## PROBLEM TO WORK ON
Please print exactly the lines below, from the start of the material up to and including the line with "(trunk) at (218,0);", but none of the pictures.

## GIVEN INFORMATION
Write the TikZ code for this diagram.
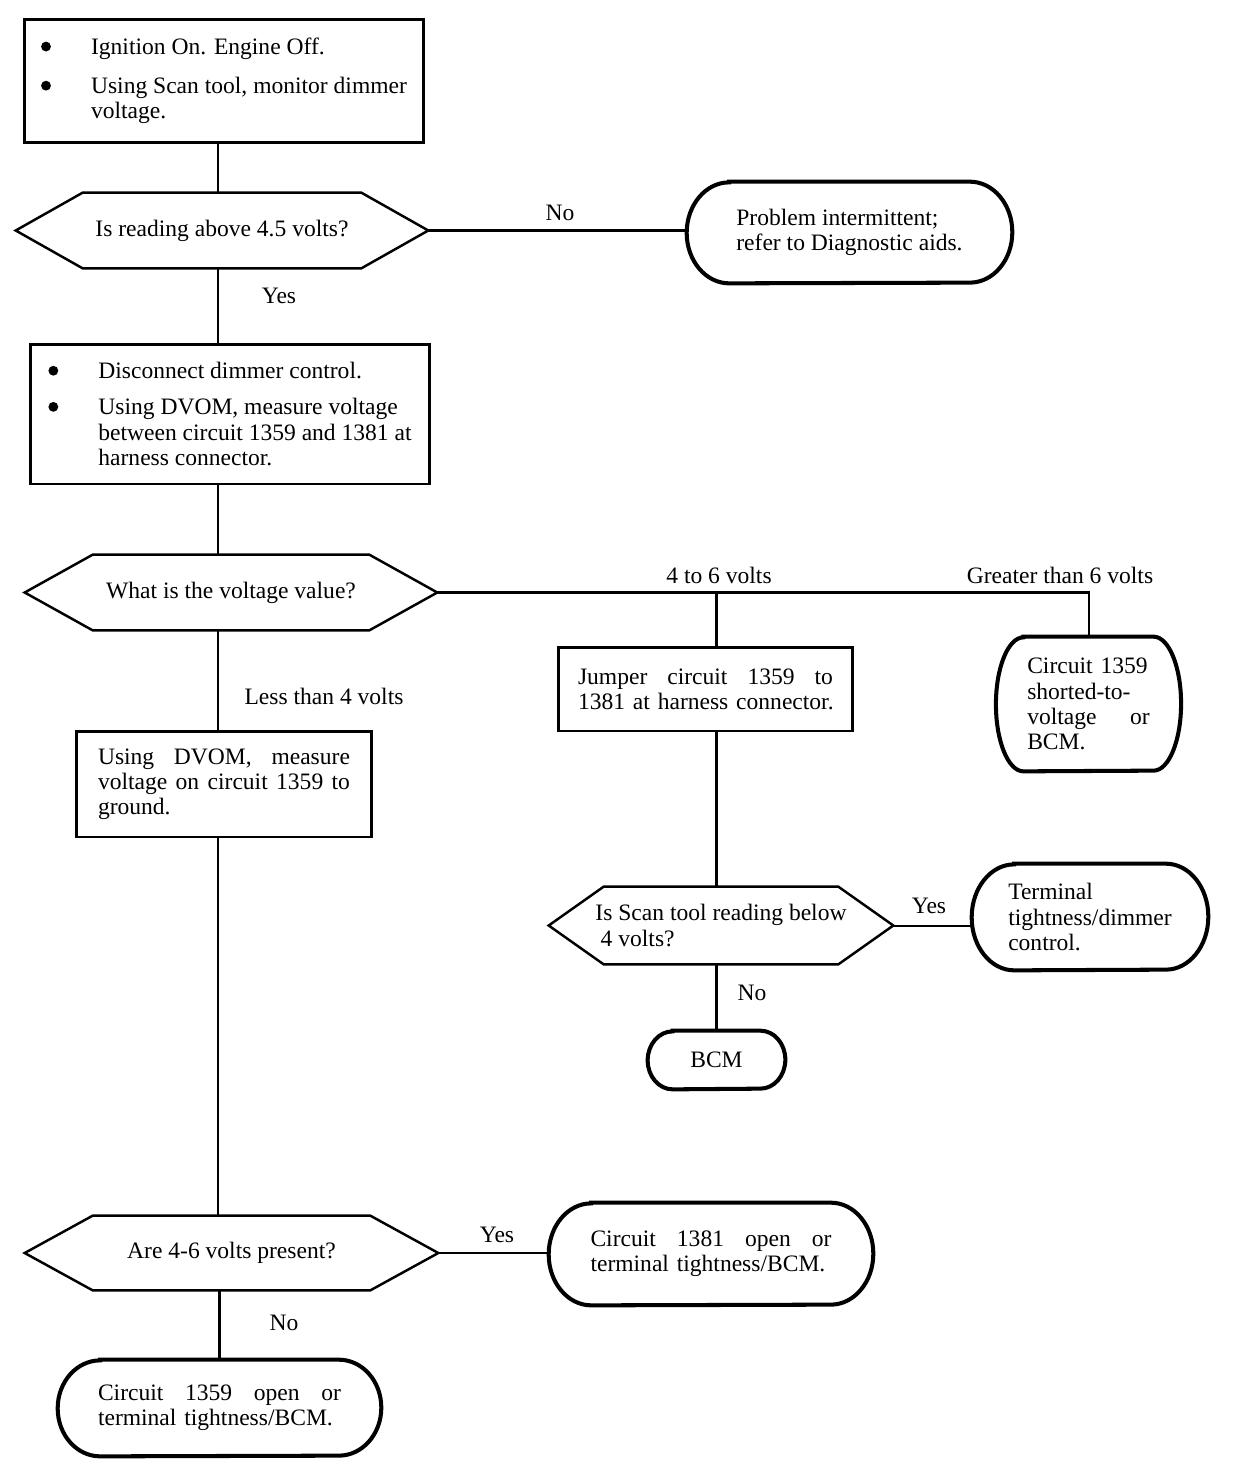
\documentclass[tikz,border=0pt]{standalone}
\usepackage{fontspec}
\setmainfont{Liberation Serif}
\newcommand{\bul}{\makebox[1.0cm][l]{\tikz[baseline=-4.6pt]\fill (0,0) circle (2.8pt);}}

\begin{document}
\begin{tikzpicture}[x=0.02cm,y=-0.02cm,
		every node/.style={font=\fontsize{13.4}{14.3}\selectfont},
		stepbox/.style={draw,line width=1.7pt,inner ysep=0pt},
		endbox/.style={inner ysep=0pt},
		endline/.style={line width=2.3pt},
		askbox/.style={inner sep=0pt},
		hexline/.style={line width=1.4pt,line join=miter},
		link/.style={line width=1.15pt},
		lab/.style={inner sep=0pt}]
	\useasboundingbox (0,0) rectangle (1248,1474);
	\coordinate (trunk) at (218,0);

	\node[stepbox,align=left,minimum width=8cm,minimum height=2.48cm] (mon) at (224,81)
		{\bul Ignition On. Engine Off.\\[0.28cm]\bul Using Scan tool, monitor dimmer\\\hspace*{1.0cm}voltage.};
	\node[askbox,minimum width=8.24cm,minimum height=1.5cm] (q45) at (222,230.5) {Is reading above 4.5 volts?};
	\node[endbox,align=left,minimum width=6.5cm,minimum height=2.02cm] (intermit) at (849.5,232.5)
		{Problem intermittent;\\refer to Diagnostic aids.};
	\node[stepbox,align=left,minimum width=8cm,minimum height=2.8cm] (disc) at (230,414)
		{\bul Disconnect dimmer control.\\[0.22cm]\bul Using DVOM, measure voltage\\\hspace*{1.0cm}between circuit 1359 and 1381 at\\\hspace*{1.0cm}harness connector.};
	\node[askbox,minimum width=8.24cm,minimum height=1.5cm] (qval) at (231,592.5) {What is the voltage value?};
	\node[stepbox,align=left,text width=5.1cm,inner xsep=0.4cm,minimum height=1.68cm] (jumper) at (705.5,689)
		{Jumper\hfill circuit\hfill 1359\hfill to\\\mbox{1381 at harness connector.}};
	\node[endbox,align=left,text width=2.45cm,inner xsep=0.62cm,minimum height=2.68cm] (short) at (1088.5,704)
		{Circuit 1359\\shorted-to-\\voltage\hfill or\\BCM.};
	\node[stepbox,align=left,text width=5.04cm,inner xsep=0.44cm,minimum height=2.12cm] (dvom) at (224,784)
		{Using\hfill DVOM,\hfill measure\\voltage\hfill on\hfill circuit\hfill 1359\hfill to\\ground.};
	\node[askbox,align=left,minimum width=6.88cm,minimum height=1.54cm] (qscan) at (721,925.5)
		{Is Scan tool reading below\\\hspace*{3pt}4 volts?};
	\node[endbox,align=left,minimum width=4.72cm,minimum height=2.12cm] (tight) at (1090,917)
		{Terminal\\tightness/dimmer\\control.};
	\node[endbox,minimum width=2.74cm,minimum height=1.16cm] (bcm) at (716.5,1060) {BCM};
	\node[askbox,minimum width=8.26cm,minimum height=1.48cm] (qpres) at (231.5,1253) {Are 4-6 volts present?};
	\node[endbox,align=left,text width=4.82cm,inner xsep=0.83cm,minimum height=2.04cm] (open81) at (711,1254)
		{Circuit\hfill 1381\hfill open\hfill or\\\mbox{terminal tightness/BCM.}};
	\node[endbox,align=left,text width=4.86cm,inner xsep=0.8cm,minimum height=1.92cm] (open59) at (219.5,1408)
		{Circuit\hfill 1359\hfill open\hfill or\\\mbox{terminal tightness/BCM.}};

	\foreach \q/\c in {q45/1.34cm,qval/1.36cm,qscan/1.1cm,qpres/1.36cm}
		\draw[hexline] (\q.west) -- ([xshift=\c]\q.north west) -- ([xshift=-\c]\q.north east) -- (\q.east)
			-- ([xshift=-\c]\q.south east) -- ([xshift=\c]\q.south west) -- cycle;
	\foreach \t/\rx/\ry in {intermit/0.85cm/1.01cm,short/0.55cm/1.34cm,tight/0.85cm/1.06cm,bcm/0.5cm/0.58cm,open81/0.85cm/1.02cm,open59/0.85cm/0.96cm}
		\draw[endline] ([xshift=\rx]\t.north west) -- ([xshift=-\rx]\t.north east)
			arc[start angle=90,end angle=-90,x radius=\rx,y radius=\ry] -- ([xshift=\rx]\t.south west)
			arc[start angle=270,end angle=90,x radius=\rx,y radius=\ry] -- cycle;

	\draw[link] (mon.south -| trunk) -- (q45.north -| trunk);
	\draw[link] (q45.east) -- (q45.east -| intermit.west);
	\draw[link] (q45.south -| trunk) -- (disc.north -| trunk);
	\draw[link] (disc.south -| trunk) -- (qval.north -| trunk);
	\draw[link] (qval.east) -- (qval.east -| short.north) -- (short.north);
	\draw[link] (qval.east -| bcm) -- (jumper.north -| bcm);
	\draw[link] (jumper.south -| bcm) -- (qscan.north -| bcm);
	\draw[link] (qscan.east) -- (qscan.east -| tight.west);
	\draw[link] (qscan.south -| bcm) -- (bcm.north);
	\draw[link] (qval.south -| trunk) -- (dvom.north -| trunk);
	\draw[link] (dvom.south -| trunk) -- (qpres.north -| trunk);
	\draw[link] (qpres.east) -- (qpres.east -| open81.west);
	\draw[link] (qpres.south -| open59) -- (open59.north);

	\node[lab] (lno1) at (560,213) {No};
	\node[lab] (lyes1) at (279,296) {Yes};
	\node[lab] (l46) at (719,575) {4 to 6 volts};
	\node[lab] (lgt6) at (1060,575) {Greater than 6 volts};
	\node[lab] (llt4) at (324,696) {Less than 4 volts};
	\node[lab] (lyes2) at (929,906) {Yes};
	\node[lab] (lno2) at (752,993) {No};
	\node[lab] (lyes3) at (497,1235) {Yes};
	\node[lab] (lno3) at (284,1323) {No};
\end{tikzpicture}
\end{document}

## EXERCISE RESPONSE
Write the TikZ code for this diagram.
\documentclass[tikz,border=0pt]{standalone}
\usepackage{fontspec}
\setmainfont{Liberation Serif}
\newcommand{\bul}{\makebox[1.0cm][l]{\tikz[baseline=-4.6pt]\fill (0,0) circle (2.8pt);}}

\begin{document}
\begin{tikzpicture}[x=0.02cm,y=-0.02cm,
		every node/.style={font=\fontsize{13.4}{14.3}\selectfont},
		stepbox/.style={draw,line width=1.7pt,inner ysep=0pt},
		endbox/.style={inner ysep=0pt},
		endline/.style={line width=2.3pt},
		askbox/.style={inner sep=0pt},
		hexline/.style={line width=1.4pt,line join=miter},
		link/.style={line width=1.15pt},
		lab/.style={inner sep=0pt}]
	\useasboundingbox (0,0) rectangle (1248,1474);
	\coordinate (trunk) at (218,0);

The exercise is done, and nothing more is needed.